Every startup is in a race against time. It has to find product-market fit before running out of cash. Lean makes sense when capital is scarce and when you need to keep burn rates low. Lean was designed to inform the founders’ vision while they operated frugally at speed. It was not built as a focus group for consensus for those without deep convictions.

The result? Startups now had tools that sped up the search for customers, ensured that what was being built met customer needs, reduced time to market and slashed the cost of development.

Carpe Diem – Seize the Cash
Today, memories of frugal VC’s and tight capital markets have faded, and the structure of risk capital is radically different. The explosion of seed funding means tens of thousands of companies that previously languished in their basement are getting funding, likely two orders of magnitude more than received Series A funding during the Dot-Com bubble. As mobile devices offer a platform of several billion eyeballs, potential customers which were previously small niche markets now include everyone on the planet. And enterprise customers in a race to reconfigure strategies, channels, and offerings to deal with disruption provide a willing market for startup tools and services.

All this is driven by corporate funds, sovereign funds and even VC funds with capital pools of tens of billions of dollars dwarfing any of the dollars in the first Dot Com bubble – and all looking for the next Tesla, Uber, Airbnb, or Alibaba. What matters to investors now is to drive startup valuations into unicorn territory (valued at $1 billion or more) via rapid growth – usually users, revenue, engagements but almost never profits. As valuations have long passed the peak of the 2000 Internet bubble, VC’s and founders who previously had to wait until they sold their company or took it public to make money no longer have to wait. They can now sell part of their investment when they raise the next round. And if the company does go public, the valuations are at least 10x of the last bubble.

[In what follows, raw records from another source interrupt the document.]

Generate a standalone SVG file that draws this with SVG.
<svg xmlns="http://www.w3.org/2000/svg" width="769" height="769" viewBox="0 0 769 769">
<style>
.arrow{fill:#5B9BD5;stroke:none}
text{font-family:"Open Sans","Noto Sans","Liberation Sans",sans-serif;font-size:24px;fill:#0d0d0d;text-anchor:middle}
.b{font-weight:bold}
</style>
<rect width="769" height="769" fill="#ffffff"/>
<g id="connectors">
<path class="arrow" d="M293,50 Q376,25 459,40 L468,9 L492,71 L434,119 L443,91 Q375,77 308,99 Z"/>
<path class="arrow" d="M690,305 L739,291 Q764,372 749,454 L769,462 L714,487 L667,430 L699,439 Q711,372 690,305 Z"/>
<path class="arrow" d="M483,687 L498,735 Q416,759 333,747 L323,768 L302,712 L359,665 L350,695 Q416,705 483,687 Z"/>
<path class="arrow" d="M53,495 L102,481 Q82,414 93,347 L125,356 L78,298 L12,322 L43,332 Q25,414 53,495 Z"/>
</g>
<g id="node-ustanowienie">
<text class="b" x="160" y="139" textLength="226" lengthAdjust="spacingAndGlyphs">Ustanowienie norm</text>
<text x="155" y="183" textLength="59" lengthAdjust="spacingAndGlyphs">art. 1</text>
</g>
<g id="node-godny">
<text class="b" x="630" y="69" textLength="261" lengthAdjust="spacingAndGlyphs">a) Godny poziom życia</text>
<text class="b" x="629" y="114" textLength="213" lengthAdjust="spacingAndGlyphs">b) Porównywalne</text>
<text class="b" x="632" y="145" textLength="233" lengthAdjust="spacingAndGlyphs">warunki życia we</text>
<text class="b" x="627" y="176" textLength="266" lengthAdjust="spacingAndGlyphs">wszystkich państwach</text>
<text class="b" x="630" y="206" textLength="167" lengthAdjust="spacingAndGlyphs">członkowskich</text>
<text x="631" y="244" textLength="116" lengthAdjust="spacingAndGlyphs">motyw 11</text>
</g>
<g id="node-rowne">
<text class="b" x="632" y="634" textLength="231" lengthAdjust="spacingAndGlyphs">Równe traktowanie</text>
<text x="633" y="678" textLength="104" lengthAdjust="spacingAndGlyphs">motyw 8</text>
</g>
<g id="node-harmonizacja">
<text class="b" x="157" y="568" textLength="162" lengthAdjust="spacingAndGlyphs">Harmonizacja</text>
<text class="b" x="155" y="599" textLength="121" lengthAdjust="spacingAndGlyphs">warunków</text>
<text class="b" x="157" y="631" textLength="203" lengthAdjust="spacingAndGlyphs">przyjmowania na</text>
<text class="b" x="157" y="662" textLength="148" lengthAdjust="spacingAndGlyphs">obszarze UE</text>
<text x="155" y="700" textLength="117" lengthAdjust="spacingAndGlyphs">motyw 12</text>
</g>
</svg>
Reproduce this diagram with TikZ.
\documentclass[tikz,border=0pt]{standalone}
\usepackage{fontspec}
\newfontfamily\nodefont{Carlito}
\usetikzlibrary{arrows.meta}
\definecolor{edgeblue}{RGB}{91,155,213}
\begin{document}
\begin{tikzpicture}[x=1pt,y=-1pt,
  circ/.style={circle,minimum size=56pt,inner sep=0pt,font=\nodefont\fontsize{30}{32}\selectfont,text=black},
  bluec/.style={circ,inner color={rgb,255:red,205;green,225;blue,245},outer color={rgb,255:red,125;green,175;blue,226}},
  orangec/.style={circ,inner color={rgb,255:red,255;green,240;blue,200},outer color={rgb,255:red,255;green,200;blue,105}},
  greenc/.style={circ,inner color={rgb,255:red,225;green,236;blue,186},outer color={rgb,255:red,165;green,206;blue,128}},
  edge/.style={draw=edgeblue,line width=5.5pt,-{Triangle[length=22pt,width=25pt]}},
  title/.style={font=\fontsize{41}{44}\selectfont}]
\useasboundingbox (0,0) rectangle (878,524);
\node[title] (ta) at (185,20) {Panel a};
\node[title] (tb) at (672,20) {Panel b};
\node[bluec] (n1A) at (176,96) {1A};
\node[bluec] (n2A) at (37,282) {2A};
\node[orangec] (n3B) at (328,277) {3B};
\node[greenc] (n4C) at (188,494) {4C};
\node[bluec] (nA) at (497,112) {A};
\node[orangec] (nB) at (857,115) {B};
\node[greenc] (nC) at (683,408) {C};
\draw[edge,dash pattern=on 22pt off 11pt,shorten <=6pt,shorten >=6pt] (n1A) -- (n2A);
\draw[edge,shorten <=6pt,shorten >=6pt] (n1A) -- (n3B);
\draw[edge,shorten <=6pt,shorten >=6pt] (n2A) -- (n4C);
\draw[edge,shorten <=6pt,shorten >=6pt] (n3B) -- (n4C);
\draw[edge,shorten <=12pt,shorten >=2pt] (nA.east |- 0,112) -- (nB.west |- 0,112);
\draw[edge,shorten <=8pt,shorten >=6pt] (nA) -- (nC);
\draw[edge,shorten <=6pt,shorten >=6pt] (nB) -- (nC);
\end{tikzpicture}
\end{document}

With capital chasing the best deals, and hundreds of millions of dollars pouring into some startups, most funds now scoff at the idea of Lean. Rather than the “first mover advantage” of the last bubble, today’s theory is that “massive capital infusion owns the entire market.” And Lean for startups seems like some quaint notion of a bygone era.

And that explains why investors are willing to bet on someone with a successful track record like Katzenberg who has a vision of disrupting an entire industry.

In short, Lean was an answer to a specific startup problem at a specific time, one that most entrepreneurs still face and which ebbs and flows depending on capital markets. It’s a response to scarce capital, and when that constraint is loosened, it’s worth considering whether other approaches are superior. With enough cash in the bank, Katzenberg can afford to create content, sign distribution deals, and see if consumers watch. If not, he still has the option to pivot. And if he’s right, the payoff will be huge.

One More Thing…
Well-funded startups often have more capital for R&D than the incumbent companies they’re disrupting. Companies struggle to compete while reconfiguring legacy distribution channels, pricing models and supply chains. And government agencies find themselves being disrupted by adversaries unencumbered by legacy systems, policies and history.  Both companies and government agencies struggle with how to deliver innovation at speed. Ironically, for this new audience that makes the next generation of Lean – the Innovation Pipeline – more relevant than ever.

Lessons Learned:

  • When capital for startups is readily available at scale, it makes more sense to go big, fast and make mistakes than it does to search for product/market fit.
  • The amount of customer discovery and product-market fit you need to do is inversely proportional to the amount and availability of risk capital.
  • Still, unless your startup has access to large pools of capital or have a brand name like Katzenberg, Lean still makes sense.
  • Lean is now essential for companies and government agencies to deliver innovation at speed
  • The Lean Startup isn’t dead. For companies and government the next generation of Lean – the Innovation Pipeline – is more relevant than ever.